Did you consider the reverse approach?

You can store all the user’s permissions in the user model and not vice-versa.

So, for example, you can create permissions array in the user model and put all of the permissions that the user has. That way, even if you have a lot of users it will scale (if you don’t have thousands of the permissions).

In your current approach, you should consider the MongoDB document limit of 16MB. So if you would have hundreds of thousands of user and you want to store the _id of all of them in the permission document, you can reach the limit.

Andreas_Dahm · August 21, 2023, 11:08am

Hi Nenad,

thanks for the idea, that indeed something I can consider, but if I have thousands of permissions I will face the same issue again, right? In that case a relation collection with document to user id would be the way to go? Sure this collection will have a lot if document, but each one should be very small.

Best
Andreas

NeNaD · August 21, 2023, 11:28am

You can store up to ~1M ObjectIds in some arrays and not pass the 16MB document limitation.

Storing user IDs in permission document can easily pass 1M if you would have more than 1M users that should have some permission.

Storing permission IDs in the user document will probably not pass the 16MB limitation (if you don’t have more than 1M different permissions). However, this approach has one additional benefit:

You will probably need to fetch user information anyway in the backend before you do the business logic. And having all the permission already inside the user is better because you can immediately validate if the user has the specific permission for the backend action.
If you would create a new collection and store relationship between the user and permission, you would always have to perform an additional database call in order to check if the user has permission for the backend action.

Andreas_Dahm · August 21, 2023, 11:34am

Totally agree, therefore I tried to store users to documents (which will represent items in the platform) because I thought we will have less users than items, for example 10million items but just 5k users.

As testcase i created a collection with 10k documents representing my items and 2k users IDs and I wanted to use push and each to add all 2000k user ids to all 10k items and it took a while ~20s on my testmachine. If I now want to add additonal 2k users, it tooks longer than 60s. Sure this is not an operation which happens very often, but it should not scale that bad?

Maybe I have to think about another approach, seems to be to much for the db right now.

Andreas_Dahm · August 23, 2023, 11:20am

Hi,

me again. I’m currently not sure how to continue with my usecase, maybe I’m doing something totally wrong. The problem I have is the massive amount of data and the many-to-many relation with this.

In my system I have a collection with items with 15 million documents and also round about 5k users. The worst case is that each user has access to each item.

First I thought, I can add to each of the 15million item documents an array with the user ids who having access to this item.
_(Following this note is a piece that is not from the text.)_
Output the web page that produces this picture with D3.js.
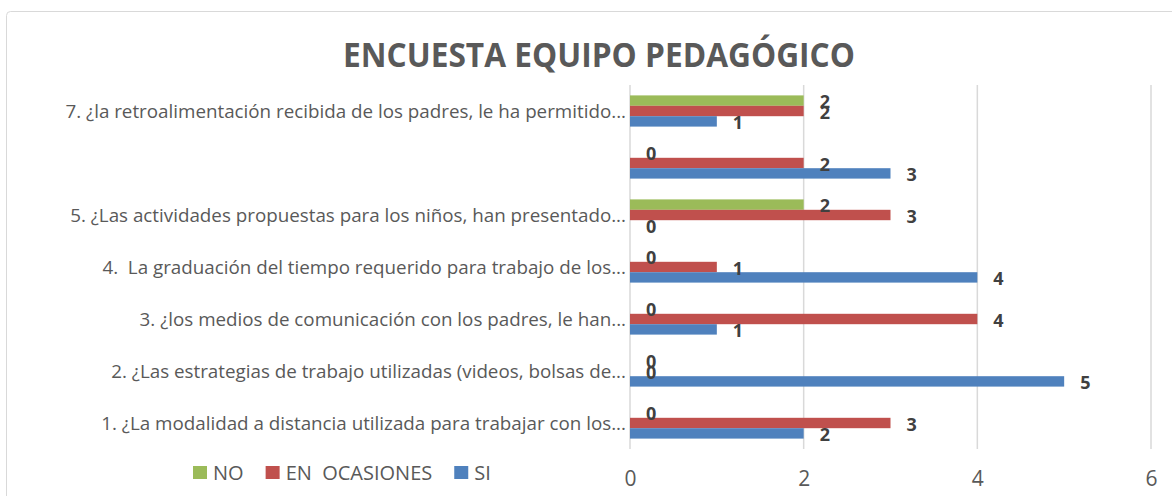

If I now wanted to find all items a given user has access to, I could do this with one query in the items collection. But having an array of hundreds or even thousand fields on each document takes an eternity to create or even to push or pull on these arrays.

For sure an array for each user about the items he can access is also not recommended, because in the worst case the array contains 15 million entries.

So next I tried, and also found as a solution for this problem, is that if I cannot reduce the problem from a many-to-many relation to a one-to-many relation I could go for a in-between table. Something which is normal on sql databases to have a relation table.

Here the next problem, one collection is not big enough for my use case, because I easily will bypass the 2^32 limit of documents per collection if 2000 users having access to 1 million items, I’m close to the max.

So I thought whats about having for each user his own access collection, but then I found out that this is not recommended and an anti-pattern. So on this point my question, how can I handle this with mongo. Sadly switching to an sql based database is no option.

Nevertheless I tried it out and for my testcase it works, it created an access relation collection on my machine (notebook with mongo 4 running on docker) in roughly 6 minutes, which is ok. Because this task will happen not often in production and it shows the worst case to create 15million documents.

The next point is how can I speed up quering on this large collection? Each document has only 2 ids the uder and the object id and both ids are together a compound index. If I now query for 10k items if a specific user has access, it takes around 30s. Might be related to my machine, but 30s is quite long, is there a way to reduce the time?

I know that this is a realy tough problem and the given cirumstances (mongo version 4, mongo as db to handle raltions, many-to-many relations) are not optimal, but I just wanted to know if I mussed something here or if it is what it is right now?

Thanks and best

Reland_Boyle · June 10, 2024, 6:57am

@Andreas_Dahm It’s almost a year later but I would love to know how this project turned out. Did you stick with the relation map in production?

As I read this thread, I keep wondering if your documents or your users have categories. For example, if documents have categories like [ “sensitive”, “private”, “public” ] then you can grant users permission to access a category of documents. Categories may also be things like topic, business unit, publish date, content type, etc.

Likewise, if users have categories like [ “user”, “employee”, “manager”, “admin” ] then documents can be designated as accessible to categories of users. User categories could also be things like company rank, job function, business unit, team assignment, etc.

Andreas_Dahm · June 10, 2024, 8:06am

@Reland_Boyle nice thanks for asking, didn’t expect that sadly i left the company in the meantime. So I cannot say how it is solved in the meantime. My last status was that it was planned to go with the relation table.